As Trip Chowdhry of Global Equities Research commented in a report that the outage will have around a 2 percent negative impact on Amazon’s first quarter revenue, but perhaps more concerning is the fact the outage occurred at the worst possible time. For example, it gives an opportunity for Oracle or others to exploit Amazon’s short comings as a “single point of failure.” [Read the full report]

“Competition is talking to customers and over-amplifying the problems of its Single point of Failure and you go Burst,” writes Chowdhry.

The list of companies impacted by the outage was indeed vast and even industry giants like Apple were not immune. Apple’s App Store, music, TV, iBook store, iCloud, iTunes, Mac App store and Apple Photos were all “dead” and Twilio and Twitter were not immuned.
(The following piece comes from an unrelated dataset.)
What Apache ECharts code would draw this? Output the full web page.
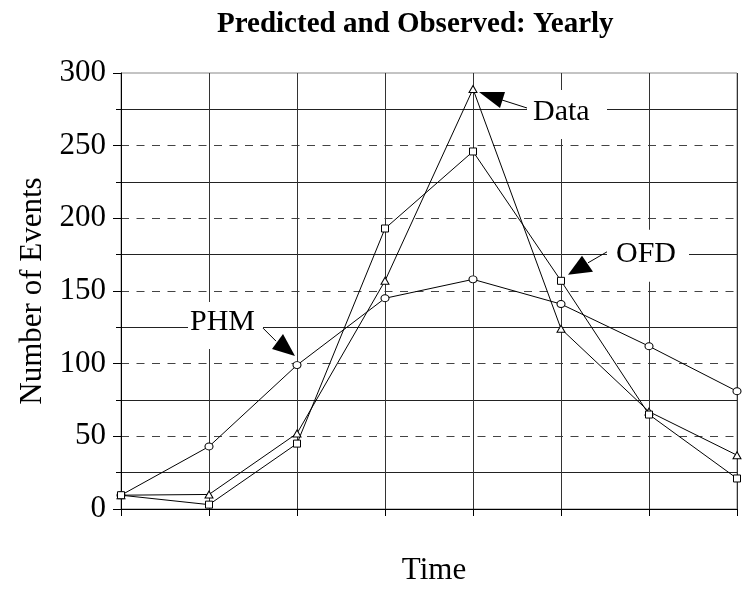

The outage illustrated just how big AWS has become. No wonder it is the ‘golden goose’ for Amazon, topping $12 billion in sales in 2016 — up 55 percent 2015 — blowing past a goal of reaching $10 billion in sales in 2016. It also has captured more than 40 percent of the cloud computing market, according to a recent report.

Outages are inevitible

There have been many high profile accounts in the news recently of big name websites being attacked and thus crashing. The New York Times has gone down twice in recent weeks and Microsoft Outlook and Apple both experienced outages. Even Google wasn’t immune and was offline for almost five minutes.

The first cloud outage that AWS suffered, had occurred in 2011 and then a series of outages followed till date though every time it was only a matter of a few hours, but the loss had been tremendous.

As enterprises migrate more mission-critical workloads into production cloud environments, mere minutes of downtime from a provider can significantly impact profits, damage relations with customers, and cause IT administrators to prematurely age.

But while the global economy increasingly hinges on the ability of cloud services providers — especially those operating at hyper-scale proportions — to guarantee uptime and maintain service, outages are still common.

The causes can range from power outages to faulty software updates to overloaded servers to database errors. And far too often, we never learn the true nature and scope of the service failure.

A pertinent question is what a business can ask when faced with the disaster of its website going down. Nati Shalom, CTO & Founder at Cloudify, mentioned in his blog some effective ways in which CIOs can avoid such failures.

- Have an expert disaster recovery manager in place.

- Find a design a solution that will take care of the disaster.

- Avoid single points of failures such as parts of apps that are easily available in different regions/cloud 

- Alerts need to be set in place.

- Documenting DR operational processes and automations and then breaking different parts of applications will also help

- Set up a redundant software application that can service failure

Experts agree that any IT system, whether on-premises or in the cloud, will always be susceptible to service outages, and organizations need to be prepared for that. As Veteran entrepreneur and tech podcaster Marco Arment pointed out, “Nobody can gloat during the S3 outage. EVERY hosting platform goes down. It’s just a lesson for the young people who thought AWS didn’t.”

 However, the most proactive CIOs should take failure [their own or others’ failure] into account to build a robust and dynamic infrastructure that can withstand any cloud failure.